For the first time, Colombia will have a leftist president. Gustavo Petro, a former rebel and a longtime legislator, won Colombia’s presidential election Sunday, galvanizing voters frustrated by decades of poverty and inequality under conservative leaders, with promises to expand social programs, tax the wealthy and move away from an economy he has called overly reliant on fossil fuels.
His victory sets the third-largest nation in Latin America on a sharply uncertain path, just as it faces rising poverty and violence that have sent record numbers of Colombians to the United States border; high levels of deforestation in the Colombian Amazon, a key buffer against climate change; and a growing distrust of key democratic institutions, which has become a trend in the region.
Petro, 62, received more than 50% of the vote, with more than 99% counted Sunday evening.
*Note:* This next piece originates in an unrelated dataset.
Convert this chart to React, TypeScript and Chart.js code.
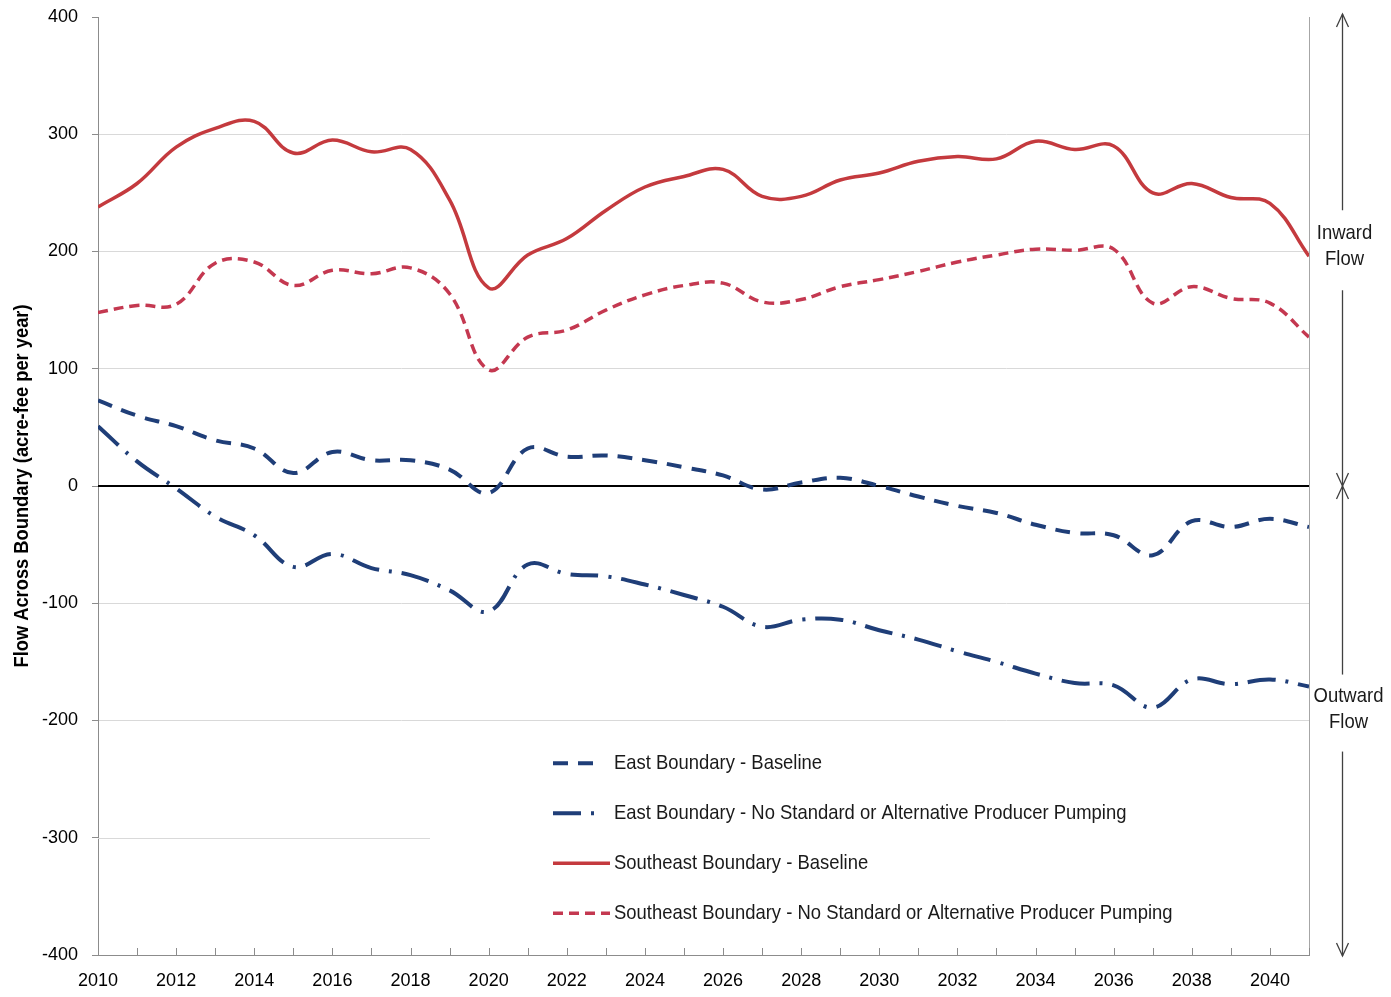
import React, { useEffect, useRef } from "react";
import { Chart, registerables } from "chart.js";

Chart.register(...registerables);

const years = [
  2010, 2011, 2012, 2013, 2014, 2015, 2016, 2017, 2018, 2019, 2020,
  2021, 2022, 2023, 2024, 2025, 2026, 2027, 2028, 2029, 2030,
  2031, 2032, 2033, 2034, 2035, 2036, 2037, 2038, 2039, 2040, 2041,
];

const eastBaseline = [
  73, 60, 51, 39, 32, 11, 29, 22, 22, 14, -6,
  32, 25, 26, 22, 16, 9, -3, 3, 7, 0,
  -9, -17, -23, -33, -40, -42, -59, -30, -35, -28, -35,
];

const eastNoStandard = [
  51, 21, -2, -26, -42, -69, -58, -70, -76, -89, -107,
  -67, -75, -77, -84, -93, -103, -120, -114, -114, -123,
  -131, -141, -150, -160, -168, -170, -189, -165, -169, -165, -171,
];

const southeastBaseline = [
  238, 258, 289, 305, 311, 284, 295, 285, 287, 244, 169,
  197, 211, 235, 255, 264, 270, 247, 247, 261, 267,
  277, 281, 279, 294, 287, 290, 250, 258, 246, 241, 196,
];

const southeastNoStandard = [
  148, 154, 155, 190, 191, 171, 184, 181, 186, 164, 99,
  127, 133, 150, 163, 171, 173, 157, 159, 170, 176,
  183, 191, 197, 202, 201, 202, 156, 170, 160, 156, 127,
];

const seriesNames = [
  "East Boundary - Baseline",
  "East Boundary - No Standard or Alternative Producer Pumping",
  "Southeast Boundary - Baseline",
  "Southeast Boundary - No Standard or Alternative Producer Pumping",
];

const yTicks = [400, 300, 200, 100, 0, -100, -200, -300, -400];
const yTitle = "Flow Across Boundary (acre-fee per year)";
const inwardLabel = ["Inward", "Flow"];
const outwardLabel = ["Outward", "Flow"];

const REGULAR = '"Liberation Sans", Arial, sans-serif';

const BLUE = "rgb(31,62,120)";
const RED = "rgb(196,58,62)";
const RED2 = "rgb(196,56,80)";

const pts = (vals: number[]) => years.map((x, i) => ({ x, y: vals[i] }));

function narrowText(ctx: CanvasRenderingContext2D, text: string, x: number, y: number, align: CanvasTextAlign, squeeze: number) {
  ctx.save();
  ctx.translate(x, y);
  ctx.scale(squeeze, 1);
  ctx.textAlign = align;
  ctx.fillText(text, 0, 0);
  ctx.restore();
}

const decorPlugin = {
  id: "decor",
  beforeDatasetsDraw(chart: any) {
    const { ctx, chartArea } = chart;
    const xs = chart.scales.x;
    const ys = chart.scales.y;
    ctx.save();
    // partial -300 gridline
    ctx.strokeStyle = "#d9d9d9";
    ctx.lineWidth = 1;
    const y300 = Math.round(ys.getPixelForValue(-300)) + 0.5;
    ctx.beginPath();
    ctx.moveTo(chartArea.left, y300);
    ctx.lineTo(chartArea.left + 332, y300);
    ctx.stroke();
    // plot border right
    ctx.strokeStyle = "#a6a6a6";
    ctx.beginPath();
    ctx.moveTo(chartArea.right + 0.5, chartArea.top);
    ctx.lineTo(chartArea.right + 0.5, chartArea.bottom);
    ctx.stroke();
    // zero line
    const y0 = ys.getPixelForValue(0);
    ctx.strokeStyle = "#000";
    ctx.lineWidth = 2;
    ctx.beginPath();
    ctx.moveTo(chartArea.left, y0);
    ctx.lineTo(chartArea.right, y0);
    ctx.stroke();
    // inward x ticks
    ctx.strokeStyle = "#8c8c8c";
    ctx.lineWidth = 1;
    for (const yr of years) {
      const px = Math.round(xs.getPixelForValue(yr)) + 0.5;
      ctx.beginPath();
      ctx.moveTo(px, chartArea.bottom);
      ctx.lineTo(px, chartArea.bottom - 7);
      ctx.stroke();
    }
    ctx.restore();
  },
  afterDraw(chart: any) {
    const { ctx, chartArea } = chart;
    const ys = chart.scales.y;
    ctx.save();
    ctx.textBaseline = "middle";
    ctx.fillStyle = "#000";
    // y axis title
    ctx.save();
    ctx.translate(22, (chartArea.top + chartArea.bottom) / 2);
    ctx.rotate(-Math.PI / 2);
    ctx.font = `bold 20px ${REGULAR}`;
    narrowText(ctx, yTitle, 0, 0, "center", 0.915);
    ctx.restore();
    // legend
    const lx = chartArea.left + 455;
    const ly0 = ys.getPixelForValue(-236.5);
    const rowH = 50;
    ctx.font = `21px ${REGULAR}`;
    ctx.fillStyle = "#1a1a1a";
    chart.data.datasets.forEach((ds: any, i: number) => {
      const y = ly0 + i * rowH;
      ctx.strokeStyle = ds.borderColor;
      ctx.lineWidth = ds.borderWidth;
      ctx.setLineDash(ds.borderDash || []);
      ctx.beginPath();
      const end = i < 2 ? lx + 47 : lx + 57;
      ctx.moveTo(lx, y);
      ctx.lineTo(end, y);
      ctx.stroke();
      ctx.setLineDash([]);
      narrowText(ctx, ds.label, lx + 61, y, "left", 0.878);
    });
    // right annotation
    const ax = chartArea.right + 33.5;
    const y0 = ys.getPixelForValue(0);
    const yTop = chartArea.top - 3;
    const yBot = chartArea.bottom + 1;
    ctx.strokeStyle = "#404040";
    ctx.lineWidth = 1.3;
    const seg = (a: number, b: number) => {
      ctx.beginPath();
      ctx.moveTo(ax, a);
      ctx.lineTo(ax, b);
      ctx.stroke();
    };
    const inY = ys.getPixelForValue(213);
    const outY = ys.getPixelForValue(-183);
    seg(yTop, inY - 26);
    seg(inY + 54, y0);
    seg(y0, outY - 26);
    seg(outY + 51, yBot);
    const head = (tipY: number, dir: number) => {
      ctx.beginPath();
      ctx.moveTo(ax - 6, tipY - dir * 13);
      ctx.lineTo(ax, tipY);
      ctx.lineTo(ax + 6, tipY - dir * 13);
      ctx.stroke();
    };
    head(yTop, -1);
    head(y0, 1);
    head(y0, -1);
    head(yBot, 1);
    ctx.font = `21px ${REGULAR}`;
    ctx.fillStyle = "#1a1a1a";
    narrowText(ctx, inwardLabel[0], ax + 2, inY - 3, "center", 0.88);
    narrowText(ctx, inwardLabel[1], ax + 2, inY + 23, "center", 0.88);
    narrowText(ctx, outwardLabel[0], ax + 6, outY - 4, "center", 0.88);
    narrowText(ctx, outwardLabel[1], ax + 6, outY + 22, "center", 0.88);
    ctx.restore();
  },
};

export default function App() {
  const ref = useRef<HTMLCanvasElement>(null);
  useEffect(() => {
    document.body.style.margin = "0";
    const chart = new Chart(ref.current!, {
      type: "line",
      data: {
        datasets: [
          {
            label: seriesNames[0],
            data: pts(eastBaseline),
            borderColor: BLUE,
            borderWidth: 4,
            borderDash: [15, 10],
            pointRadius: 0,
            tension: 0.4,
          },
          {
            label: seriesNames[1],
            data: pts(eastNoStandard),
            borderColor: BLUE,
            borderWidth: 4,
            borderDash: [28, 10, 3, 10],
            pointRadius: 0,
            tension: 0.4,
          },
          {
            label: seriesNames[2],
            data: pts(southeastBaseline),
            borderColor: RED,
            borderWidth: 3.5,
            pointRadius: 0,
            tension: 0.4,
          },
          {
            label: seriesNames[3],
            data: pts(southeastNoStandard),
            borderColor: RED2,
            borderWidth: 3.5,
            borderDash: [10, 6],
            pointRadius: 0,
            tension: 0.4,
          },
        ],
      },
      options: {
        animation: false,
        responsive: false,
        maintainAspectRatio: false,
        layout: { padding: { top: 17, right: 82, left: 0, bottom: 0 } },
        plugins: { legend: { display: false }, tooltip: { enabled: false } },
        scales: {
          x: {
            type: "linear",
            min: 2010,
            max: 2041,
            afterFit: (s: any) => {
              s.height = 42;
              s.paddingLeft = 0;
              s.paddingRight = 0;
            },
            grid: { display: true, drawOnChartArea: false, drawTicks: false, color: "rgba(0,0,0,0)" },
            border: { display: true, color: "#8c8c8c", width: 1 },
            afterBuildTicks: (s: any) => {
              s.ticks = years.map((v) => ({ value: v }));
            },
            ticks: {
              autoSkip: false,
              maxRotation: 0,
              padding: 15,
              color: "#000",
              font: { family: REGULAR, size: 18 },
              callback: (v: any) => (Number(v) % 2 === 0 ? String(v) : ""),
            },
          },
          y: {
            min: -400,
            max: 400,
            afterFit: (s: any) => {
              s.width = 98;
              s.paddingTop = 0;
              s.paddingBottom = 0;
            },
            afterBuildTicks: (s: any) => {
              s.ticks = yTicks.map((v) => ({ value: v }));
            },
            border: { display: true, color: "#8c8c8c", width: 1 },
            grid: {
              color: (c: any) => {
                const v = c.tick && c.tick.value;
                if (v === 400 || v === -300 || v === 0 || v === -400) return "rgba(0,0,0,0)";
                return "#d9d9d9";
              },
              tickColor: "#8c8c8c",
              tickLength: 6,
            },
            ticks: {
              padding: 14,
              color: "#000",
              font: { family: REGULAR, size: 18 },
            },
          },
        },
      },
      plugins: [decorPlugin],
    });
    return () => chart.destroy();
  }, []);
  return (
    <div style={{ position: "fixed", left: 0, top: 0, width: 1391, height: 997, background: "#fff" }}>
      <canvas ref={ref} width={1391} height={997} style={{ width: 1391, height: 997 }} />
    </div>
  );
}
His opponent, Rodolfo Hernández, a construction magnate who had energized the country with a scorched-earth anti-corruption platform, won just over 47%.
Shortly after the vote, Hernández conceded to Petro.
“Colombians, today the majority of citizens have chosen the other candidate,” Hernández said. “As I said during the campaign, I accept the results of this election.”
Petro took the stage Sunday night flanked by his vice-presidential pick, Francia Márquez, and three of Petro’s children. The packed stadium went wild, with people standing on chairs and holding phones aloft.